Hilton's big break came when his trio provided the music at the Press Reception for the newly launched Granada TV in 1956. A few weeks later, Derek was called in to play 'Mountain Greenery' on 'Spot the Tune' leading to a permanent spot. Soon Derek's professionalism led to his regularly playing at two shows a day, five days a week: ‘Sharp at Four’ and ‘People and Places’ at 6 pm. The Derek Hilton Trio, originally with Derek at the piano, Bob Duffy on bass and Bob Turner at the drums were a staple of Granada’s ‘People and Places’, exchanging sardonic repartee with presenter Billy Grundy. The line-up changed over time to Amos Smith on drums and finally to Dave Lynane on bass and Dave Hassall as drummer. From 1963 – 1964 The Derek Hilton Trio were also resident musicians at Manchester nightclub Mr Smiths. By 1963 Derek had composed, arranged or played more than 500 TV themes.
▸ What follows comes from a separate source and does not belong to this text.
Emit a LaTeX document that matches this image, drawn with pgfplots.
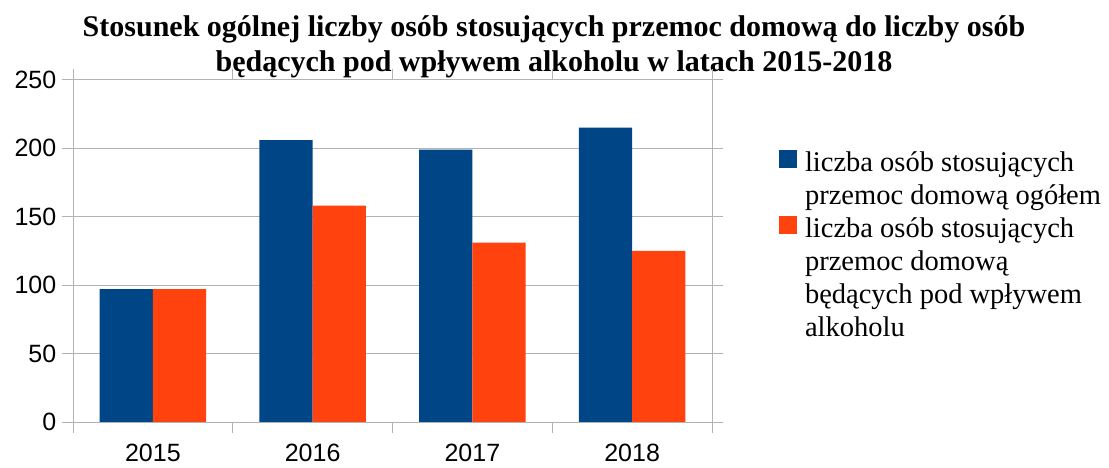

== Granada Television credits ==

- A Kind of Loving
- All Our Yesterdays
- Big Breadwinner Hog
- The Caesars
- Laurence Olivier Presents: Cat on a Hot Tin Roof, The Glass Menagerie
- Comedians
- Country Matters
- The Corridor People
- Cribb
- Criss-Cross Quiz
- The Cuckoo Waltz
- D H Lawrence
- The Division
- The Dustbin Men
- The Entertainers
- Fallen Hero
- The Flower of Gloster
- The Glamour Girls
- For King and Country
- The Ghosts of Motley Hall
- Granada Close Down Music
- Haunted
- Hickory House
- Inheritance
- ITV Playhouse (12 episodes 1967–1969)
- Judge Dee
- Last of the Baskets
- Leave it to Charlie
- Lift Off
- The Lovers
- Lost Empires
- Man in Room 17
- Maths is Fun
- Murder
- Nearest and Dearest (TV theme and film)
- The Odd Man/It's Dark Outside/Mr Rose (Mr Rose theme composed under pseudonym John Snow)
- Once Upon A Time
- Paris 1900
- Shabby Tiger
- Shades of Darkness
- The Sinners
- Spindoe
- This Year Next Year
- Yanks Go Home

== Notable performance credits ==

- Spot That Tune (209 shows)
- People and Places (Derek Hilton Trio daily spot 1958 -1963)
- World in Action Theme jam
- Coronation Street – piano accompanist to Rita Fairclough (Barbara Knox)
- The Wheeltappers and Shunters Social Club

==Stage credits==

- Feed
- Clogs

==Awards==

- Country Matters 1973 Ivor Novello Award, Outstanding Contribution to British Popular Music.

==Nominations==

- Lost Empires [1987] Best Original Television Music.
- Lost Empires [1987] Ivor Novello nomination for Best Theme

== Miscellaneous work ==

In 1969 he created the theme to radio's long-standing Waggoners' Walk, heard daily on Radio 2. Other credits are incidental music for Sherlock Holmes, Inspector Morse, and Brideshead Revisited. To the general viewer, Hilton was perhaps best known for re-recording and re-arranging the Coronation Street theme in 1972 and accompanying Rita Fairclough (Barbara Knox) at the piano when she sang on the show. He was also a regular at the keyboard at The Wheeltapper's and Shunter's Social Club where he was the MD overseeing 'the turns.' A passionate Bury FC fan, in 1972 Hilton wrote Bury's anthem "Aye, aye, Up the Shakers" sung by The Bury Tones, which was for many years a rousing anthem for Shakers fans.

== Personal life ==

Hilton died on 11 July 2005, leaving a partner - Olivia Swann - and three daughters from a marriage.